For decades, Nazi and Communist regimes ruled Romania, kept her people impoverished and exploited her resources – tearing vast mineral wealth from her mountains, with little regard for worker safety, people’s health or the environment. When the Soviet Empire collapsed, Romania eagerly embraced a more hopeful future and embarked on a course to join the European Union.
Life has improved for many, especially in cities like Bucharest. But Romania remains one of the EU’s poorest nations, and valleys that once echoed with the shouts of workers and roar of heavy equipment are now silent. Over 300,000 miners are jobless. Their villages have descended into squalor, misery and despondency that have no historic parallel.
Rosia Montana is one such place. This Transylvanian town hosts a massive open-pit mine, enormous waste dumps and, beneath them, hundreds of tunnels. The legacy of 2000 years of mining – the most damaging of which occurred under Ceaucescu – they leach toxic chemicals into local streams that now are red-orange from cadmium and contain 110 times the EU’s legal limit of zinc, 64 times its iron limit, and three times the limit for arsenic, the most dangerous chemical on the US government’s toxic substances list.
Homes and buildings are crumbling, two-thirds of them lack indoor toilets and running water, and 70% of the workers are unemployed. Families survive on wild berries, subsistence farming in rocky, acidic soil, welfare, and often less than US$2 a day. Few own a car. Frigid winters are warmed only by wood stoves. Malnutrition and ill health are constant problems. The dentist serves as the area’s only doctor.
Unlike most former mining towns, however, Rosia has one last chance. Gabriel Resources wants to reopen the mine, to tease out nearly 2,000 tons of gold and silver that the antiquated methods of bygone eras could not extract.
In the process, the Canadian company would spend millions to erase the horrific environmental legacy, restore the land to forests, pastures and grasslands, and leave the alpine waters sparkling. All at no cost to the Romanian government, which cannot afford to clean up the mess itself.


Gabriel would also create high-paying jobs, revitalize the community, protect and restore Rosia’s most valuable churches and buildings in a special historic zone, build a modern village with homes in traditional Romanian styles, save Roman and other archeological treasures in a museum – and provide precious metals for jewelry, computers and other marvels. (The company has already spent over US$200 million; its US$10-million expenditure thus far on archeology is 40 times the Romanian Culture Ministry’s annual budget between 1990 and 2003.)
Over a 29-year period, the project would create 1,200 construction jobs, more than 600 mining jobs, and 6,000 indirect jobs in service sectors. It would inject US$2.5 billion into the local and Romanian economy, and leave Rosia Montana with a modern infrastructure: roads, electricity, internet, safe running water, a new school and clinic, and dozens of new businesses that will sustain a strong economy long after the mine is gone. Of course, other ore bodies might be discovered, prolonging the area’s mining economy for decades.

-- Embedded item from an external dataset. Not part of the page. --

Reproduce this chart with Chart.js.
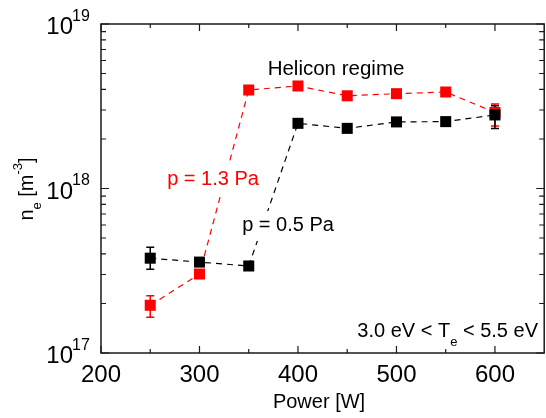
<!DOCTYPE html>
<html>
<head>
<meta charset="utf-8">
<script src="https://cdn.jsdelivr.net/npm/chart.js@4.4.1/dist/chart.umd.min.js"></script>
<style>
  html, body { margin: 0; padding: 0; background: #fff; overflow: hidden; }
  #wrap { position: relative; width: 552px; height: 418px; }
</style>
</head>
<body>
<div id="wrap"><canvas id="chart" width="552" height="418"></canvas></div>
<script>
// RF power [W]
const powers = [250, 300, 350, 400, 450, 500, 550, 600];
// electron density [m^-3]
const densityHighP = [1.95e17, 3.02e17, 3.97e18, 4.2e18, 3.66e18, 3.77e18, 3.86e18, 2.9e18]; // p = 1.3 Pa
const densityLowP = [3.77e17, 3.57e17, 3.38e17, 2.49e18, 2.32e18, 2.54e18, 2.55e18, 2.8e18]; // p = 0.5 Pa
// error bars (null = none shown)
const errHighPLow = [1.65e17, null, null, null, null, null, null, 2.4e18];
const errHighPUp = [2.23e17, null, null, null, null, null, null, 3.26e18];
const errLowPLow = [3.23e17, null, null, null, null, null, null, 2.32e18];
const errLowPUp = [4.39e17, null, null, null, null, null, null, 3.18e18];

const xMajor = [200, 300, 400, 500, 600];
const xMinor = [250, 350, 450, 550];
const yMajor = [1e17, 1e18, 1e19];
const yExp = ['17', '18', '19'];

const FONT = '"Liberation Sans", Arial, Helvetica, sans-serif';
const RED = '#ff0000';
const BLACK = '#000000';

function pts(ys) {
  return powers.map((p, i) => ({ x: p, y: ys[i] }));
}

// draws text pieces in a row; each piece {t, size, dy}
// bg: optional [padX, padY] white box behind the text
function drawRich(ctx, x, y, parts, align, color, bg) {
  let total = 0;
  parts.forEach(p => {
    ctx.font = p.size + 'px ' + FONT;
    p.w = ctx.measureText(p.t).width;
    total += p.w;
  });
  let cx = x;
  if (align === 'center') cx = x - total / 2;
  if (align === 'right') cx = x - total;
  if (bg) {
    ctx.fillStyle = '#fff';
    ctx.fillRect(cx - bg[0], y - 14 - bg[1], total + 2 * bg[0], 18 + 2 * bg[1]);
  }
  ctx.fillStyle = color;
  ctx.textAlign = 'left';
  ctx.textBaseline = 'alphabetic';
  parts.forEach(p => {
    ctx.font = p.size + 'px ' + FONT;
    ctx.fillText(p.t, cx, y + (p.dy || 0));
    cx += p.w;
  });
}

const errorBars = {
  id: 'errorBars',
  beforeDatasetsDraw(chart) {
    const ctx = chart.ctx;
    const xs = chart.scales.x, ys = chart.scales.y;
    const sets = [
      { lo: errHighPLow, hi: errHighPUp, color: RED },
      { lo: errLowPLow, hi: errLowPUp, color: BLACK }
    ];
    ctx.save();
    ctx.lineWidth = 1.5;
    sets.forEach(s => {
      ctx.strokeStyle = s.color;
      powers.forEach((p, i) => {
        if (s.lo[i] == null) return;
        const x = xs.getPixelForValue(p);
        const y1 = ys.getPixelForValue(s.lo[i]);
        const y2 = ys.getPixelForValue(s.hi[i]);
        ctx.beginPath();
        ctx.moveTo(x, y1); ctx.lineTo(x, y2);
        ctx.moveTo(x - 4, y1); ctx.lineTo(x + 4, y1);
        ctx.moveTo(x - 4, y2); ctx.lineTo(x + 4, y2);
        ctx.stroke();
      });
    });
    ctx.restore();
  }
};

const labels = {
  id: 'labels',
  afterDatasetsDraw(chart) {
    const ctx = chart.ctx;
    ctx.save();
    drawRich(ctx, 336, 75, [{ t: 'Helicon regime', size: 20.5 }], 'center', '#000');
    drawRich(ctx, 213, 185, [{ t: 'p = 1.3 Pa', size: 20 }], 'center', RED, [2, 8]);
    drawRich(ctx, 288, 231, [{ t: 'p = 0.5 Pa', size: 20 }], 'center', '#000', [2, 6]);
    drawRich(ctx, 538, 337, [
      { t: '3.0 eV < T', size: 20 },
      { t: 'e', size: 13, dy: 9 },
      { t: ' < 5.5 eV', size: 20 }
    ], 'right', '#000');
    ctx.restore();
  }
};

const frame = {
  id: 'frame',
  afterDraw(chart) {
    const ctx = chart.ctx;
    const a = chart.chartArea;
    const xs = chart.scales.x, ys = chart.scales.y;
    ctx.save();
    ctx.strokeStyle = '#1a1a1a';
    ctx.lineWidth = 1.5;
    ctx.strokeRect(a.left, a.top, a.right - a.left, a.bottom - a.top);

    ctx.lineWidth = 1.2;
    ctx.beginPath();
    xMajor.forEach(v => {
      const x = xs.getPixelForValue(v);
      ctx.moveTo(x, a.bottom); ctx.lineTo(x, a.bottom - 7);
      ctx.moveTo(x, a.top); ctx.lineTo(x, a.top + 7);
    });
    xMinor.forEach(v => {
      const x = xs.getPixelForValue(v);
      ctx.moveTo(x, a.bottom); ctx.lineTo(x, a.bottom - 4);
      ctx.moveTo(x, a.top); ctx.lineTo(x, a.top + 4);
    });
    yMajor.forEach(v => {
      const y = ys.getPixelForValue(v);
      ctx.moveTo(a.left, y); ctx.lineTo(a.left + 8, y);
      ctx.moveTo(a.right, y); ctx.lineTo(a.right - 8, y);
    });
    [1e17, 1e18].forEach(d => {
      for (let m = 2; m <= 9; m++) {
        const y = ys.getPixelForValue(d * m);
        ctx.moveTo(a.left, y); ctx.lineTo(a.left + 5, y);
        ctx.moveTo(a.right, y); ctx.lineTo(a.right - 5, y);
      }
    });
    ctx.stroke();

    // x tick labels
    ctx.fillStyle = '#000';
    ctx.font = '24px ' + FONT;
    ctx.textAlign = 'center';
    ctx.textBaseline = 'alphabetic';
    xMajor.forEach(v => {
      ctx.fillText(String(v), xs.getPixelForValue(v), 382);
    });

    // y tick labels 10^n
    yMajor.forEach((v, i) => {
      const y = ys.getPixelForValue(v);
      ctx.font = '24px ' + FONT;
      ctx.textAlign = 'right';
      ctx.fillText('10', 73, y + 10);
      ctx.font = '16px ' + FONT;
      ctx.textAlign = 'left';
      ctx.fillText(yExp[i], 72, y - 3.5);
    });

    // axis titles
    drawRich(ctx, 319, 408, [{ t: 'Power [W]', size: 20 }], 'center', '#000');
    ctx.save();
    ctx.translate(33, 189);
    ctx.rotate(-Math.PI / 2);
    drawRich(ctx, 0, 0, [
      { t: 'n', size: 20 },
      { t: 'e', size: 13, dy: 8 },
      { t: ' [m', size: 20 },
      { t: '-3', size: 13, dy: -11 },
      { t: ']', size: 20 }
    ], 'center', '#000');
    ctx.restore();
    ctx.restore();
  }
};

new Chart(document.getElementById('chart').getContext('2d'), {
  type: 'line',
  data: {
    datasets: [
      {
        label: 'p = 0.5 Pa',
        data: pts(densityLowP),
        borderColor: BLACK,
        backgroundColor: BLACK,
        borderWidth: 1.2,
        borderDash: [6, 5],
        pointStyle: 'rect',
        pointRadius: 7.8,
        pointBorderWidth: 0,
        clip: false
      },
      {
        label: 'p = 1.3 Pa',
        data: pts(densityHighP),
        borderColor: RED,
        backgroundColor: RED,
        borderWidth: 1.2,
        borderDash: [6, 5],
        pointStyle: 'rect',
        pointRadius: 7.8,
        pointBorderWidth: 0,
        clip: false
      }
    ]
  },
  options: {
    responsive: false,
    animation: false,
    layout: { padding: { left: 101, top: 24, right: 4, bottom: 65 } },
    plugins: { legend: { display: false }, tooltip: { enabled: false } },
    scales: {
      x: { type: 'linear', min: 200, max: 650, display: false },
      y: { type: 'logarithmic', min: 1e17, max: 1e19, display: false }
    }
  },
  plugins: [errorBars, labels, frame]
});
</script>
</body>
</html>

The museum, clean environment, and new hotels and restaurants will attract tourists who have never before had a reason to visit this cold, polluted, inhospitable region.
No wonder the mayor strongly supports the new mine and was re-elected with over 80% of the vote. If the project moves forward, miracles will happen. If it dies, the land and water will remain polluted, because Romania cannot afford to clean it up. More young people will leave, the elderly will be abandoned, and investors will think twice about coming to Romania.
But none of this matters to the international anti-mining movement. Almost the moment the plan was announced, foreign NGOs (non-governmental organizations) launched a local opposition group (Alburnus Maior) and well-financed campaign to stop the project – using techniques they had refined in countless actions across North and South America, Asia and Africa.
The region is idyllic, they say – perfect for farming and tourism. The people love their quaint homes and prefer horse-drawn carts over automobiles. Gabriel would uproot families, destroy Rosia’s churches and landmarks, and pollute the pristine environment. The people don’t want these temporary jobs. They’d rather pick mushrooms and carve wood figurines.
These and other absurd lies are chronicled in the documentary film "Mine Your Own Business." Residents can hardly imagine anyone would believe them. But websites, awards from celebrities and like-minded pressure groups, and a constant flow of spurious allegations have generated opposition all over Europe. A recent PBS television pseudo-documentary (funded by Greenpeace) is carrying their anti-mining battle to US audiences.

The latest fabrication attacks the proposed use of cyanide to recover the precious metals. The NGOs claim the method is dangerous and used only in destitute Third World countries. They have persuaded Romanian legislators to introduce laws banning the chemical – and thus scuttling the project and future mining prospects.